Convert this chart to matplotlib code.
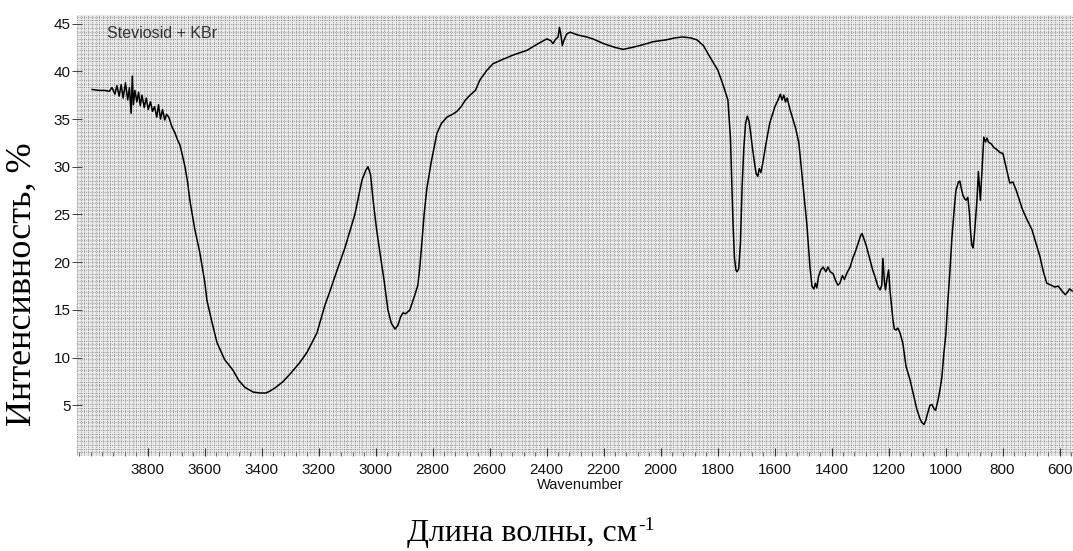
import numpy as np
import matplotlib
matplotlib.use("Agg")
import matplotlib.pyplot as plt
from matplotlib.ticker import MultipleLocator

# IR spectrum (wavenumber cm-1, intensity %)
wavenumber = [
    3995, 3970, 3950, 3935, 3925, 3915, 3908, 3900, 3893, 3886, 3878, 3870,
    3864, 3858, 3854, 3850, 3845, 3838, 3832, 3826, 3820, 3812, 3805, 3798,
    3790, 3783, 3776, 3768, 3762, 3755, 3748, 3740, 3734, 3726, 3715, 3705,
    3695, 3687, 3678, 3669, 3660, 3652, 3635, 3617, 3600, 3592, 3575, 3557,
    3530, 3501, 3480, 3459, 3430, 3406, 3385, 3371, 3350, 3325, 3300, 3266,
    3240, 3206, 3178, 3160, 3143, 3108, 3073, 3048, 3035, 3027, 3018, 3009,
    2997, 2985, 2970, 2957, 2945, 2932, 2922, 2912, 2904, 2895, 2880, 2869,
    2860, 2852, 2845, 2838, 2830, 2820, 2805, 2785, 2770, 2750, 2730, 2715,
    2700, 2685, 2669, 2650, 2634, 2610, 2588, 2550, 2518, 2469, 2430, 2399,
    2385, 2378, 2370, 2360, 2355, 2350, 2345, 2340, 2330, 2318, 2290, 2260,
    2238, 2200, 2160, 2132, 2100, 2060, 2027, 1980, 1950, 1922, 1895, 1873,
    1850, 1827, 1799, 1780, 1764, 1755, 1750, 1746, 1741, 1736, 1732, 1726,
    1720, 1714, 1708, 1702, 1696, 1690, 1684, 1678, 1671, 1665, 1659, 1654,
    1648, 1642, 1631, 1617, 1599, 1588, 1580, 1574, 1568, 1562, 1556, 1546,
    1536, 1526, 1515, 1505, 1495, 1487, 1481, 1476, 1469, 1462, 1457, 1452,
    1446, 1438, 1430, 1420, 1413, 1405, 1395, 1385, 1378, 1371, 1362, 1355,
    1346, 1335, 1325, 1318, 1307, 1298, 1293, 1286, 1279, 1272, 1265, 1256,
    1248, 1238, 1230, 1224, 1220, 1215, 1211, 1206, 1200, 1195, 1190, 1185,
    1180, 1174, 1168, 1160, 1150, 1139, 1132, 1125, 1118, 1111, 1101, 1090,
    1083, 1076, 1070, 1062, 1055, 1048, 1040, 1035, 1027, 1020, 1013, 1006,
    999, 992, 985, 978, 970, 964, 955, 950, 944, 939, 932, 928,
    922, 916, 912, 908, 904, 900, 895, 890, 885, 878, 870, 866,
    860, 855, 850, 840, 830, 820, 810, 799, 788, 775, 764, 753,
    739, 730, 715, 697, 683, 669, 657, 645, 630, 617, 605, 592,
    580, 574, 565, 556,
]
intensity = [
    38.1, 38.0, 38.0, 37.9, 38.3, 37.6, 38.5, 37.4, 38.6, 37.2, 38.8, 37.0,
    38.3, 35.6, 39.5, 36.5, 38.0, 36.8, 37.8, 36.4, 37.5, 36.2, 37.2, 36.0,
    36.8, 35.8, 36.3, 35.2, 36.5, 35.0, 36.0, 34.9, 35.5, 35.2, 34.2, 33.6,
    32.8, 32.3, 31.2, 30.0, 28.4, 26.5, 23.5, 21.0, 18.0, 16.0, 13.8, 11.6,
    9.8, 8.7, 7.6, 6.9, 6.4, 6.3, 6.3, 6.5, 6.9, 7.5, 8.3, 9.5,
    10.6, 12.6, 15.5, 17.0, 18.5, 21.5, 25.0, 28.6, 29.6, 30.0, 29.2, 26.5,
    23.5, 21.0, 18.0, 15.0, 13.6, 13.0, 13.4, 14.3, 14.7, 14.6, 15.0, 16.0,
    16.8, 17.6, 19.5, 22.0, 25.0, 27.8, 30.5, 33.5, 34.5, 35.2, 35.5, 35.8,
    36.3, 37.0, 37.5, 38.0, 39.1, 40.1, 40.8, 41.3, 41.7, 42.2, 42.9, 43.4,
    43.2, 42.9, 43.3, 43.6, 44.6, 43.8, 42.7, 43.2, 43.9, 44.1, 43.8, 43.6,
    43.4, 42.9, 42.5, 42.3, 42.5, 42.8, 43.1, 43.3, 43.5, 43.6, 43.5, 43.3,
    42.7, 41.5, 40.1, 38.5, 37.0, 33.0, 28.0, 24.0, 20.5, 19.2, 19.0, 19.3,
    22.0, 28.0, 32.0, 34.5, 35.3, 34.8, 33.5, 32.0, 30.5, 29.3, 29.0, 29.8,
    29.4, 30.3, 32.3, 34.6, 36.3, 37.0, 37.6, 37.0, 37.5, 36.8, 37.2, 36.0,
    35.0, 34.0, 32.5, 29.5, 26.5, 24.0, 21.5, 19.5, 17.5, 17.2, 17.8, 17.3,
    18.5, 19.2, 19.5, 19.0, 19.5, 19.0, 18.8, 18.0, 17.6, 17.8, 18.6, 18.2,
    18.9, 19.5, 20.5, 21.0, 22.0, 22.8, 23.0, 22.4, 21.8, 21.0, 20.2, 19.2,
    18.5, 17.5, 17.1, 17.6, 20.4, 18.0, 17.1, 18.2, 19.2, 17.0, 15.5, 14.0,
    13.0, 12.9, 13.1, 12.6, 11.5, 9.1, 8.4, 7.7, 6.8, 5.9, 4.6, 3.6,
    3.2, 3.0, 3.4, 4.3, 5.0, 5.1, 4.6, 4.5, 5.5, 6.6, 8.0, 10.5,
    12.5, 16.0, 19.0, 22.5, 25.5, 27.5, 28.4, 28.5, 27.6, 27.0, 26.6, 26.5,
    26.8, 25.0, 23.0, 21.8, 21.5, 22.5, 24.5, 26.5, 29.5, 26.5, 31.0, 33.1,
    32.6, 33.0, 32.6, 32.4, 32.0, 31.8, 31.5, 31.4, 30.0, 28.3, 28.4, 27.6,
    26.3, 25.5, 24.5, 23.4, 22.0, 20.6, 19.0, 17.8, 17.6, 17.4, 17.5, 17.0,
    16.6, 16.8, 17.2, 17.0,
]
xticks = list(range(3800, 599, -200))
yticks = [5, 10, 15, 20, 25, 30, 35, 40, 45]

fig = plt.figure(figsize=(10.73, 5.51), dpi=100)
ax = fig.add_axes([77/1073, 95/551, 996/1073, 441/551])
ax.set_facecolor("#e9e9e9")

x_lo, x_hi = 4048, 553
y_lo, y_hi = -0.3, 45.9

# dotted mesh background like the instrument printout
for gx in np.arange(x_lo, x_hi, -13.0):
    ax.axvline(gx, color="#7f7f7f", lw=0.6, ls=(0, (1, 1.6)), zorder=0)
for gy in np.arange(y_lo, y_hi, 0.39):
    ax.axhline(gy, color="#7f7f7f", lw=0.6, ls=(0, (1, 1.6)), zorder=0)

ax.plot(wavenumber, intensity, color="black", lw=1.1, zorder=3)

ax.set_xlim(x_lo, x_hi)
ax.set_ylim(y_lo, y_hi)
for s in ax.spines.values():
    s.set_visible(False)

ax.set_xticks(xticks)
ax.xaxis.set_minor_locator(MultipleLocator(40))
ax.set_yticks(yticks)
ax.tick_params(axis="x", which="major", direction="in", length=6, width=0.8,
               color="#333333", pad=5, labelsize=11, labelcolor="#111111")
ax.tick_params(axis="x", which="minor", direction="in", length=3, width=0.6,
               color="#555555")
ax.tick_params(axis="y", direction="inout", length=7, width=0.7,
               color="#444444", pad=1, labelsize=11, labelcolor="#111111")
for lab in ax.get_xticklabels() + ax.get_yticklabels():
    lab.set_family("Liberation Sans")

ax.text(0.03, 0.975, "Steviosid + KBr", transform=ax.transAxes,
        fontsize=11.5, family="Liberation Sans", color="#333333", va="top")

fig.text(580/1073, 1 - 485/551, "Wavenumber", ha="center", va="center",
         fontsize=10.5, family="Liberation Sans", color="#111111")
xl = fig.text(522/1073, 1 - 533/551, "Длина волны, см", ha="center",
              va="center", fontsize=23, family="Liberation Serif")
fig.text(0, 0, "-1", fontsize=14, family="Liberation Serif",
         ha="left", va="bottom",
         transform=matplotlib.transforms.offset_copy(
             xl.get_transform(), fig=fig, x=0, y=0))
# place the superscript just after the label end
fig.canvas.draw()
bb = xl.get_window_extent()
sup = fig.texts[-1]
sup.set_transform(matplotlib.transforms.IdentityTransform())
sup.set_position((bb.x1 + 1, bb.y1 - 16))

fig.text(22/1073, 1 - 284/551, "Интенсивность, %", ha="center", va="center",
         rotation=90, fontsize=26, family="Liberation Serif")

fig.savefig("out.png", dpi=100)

- **Exercise objective**
Leave the pictures out and reproduce exactly the lines from the top of the listing above through the line with "from matplotlib.ticker import MultipleLocator".

- **The reply**
Convert this chart to matplotlib code.
import numpy as np
import matplotlib
matplotlib.use("Agg")
import matplotlib.pyplot as plt
from matplotlib.ticker import MultipleLocator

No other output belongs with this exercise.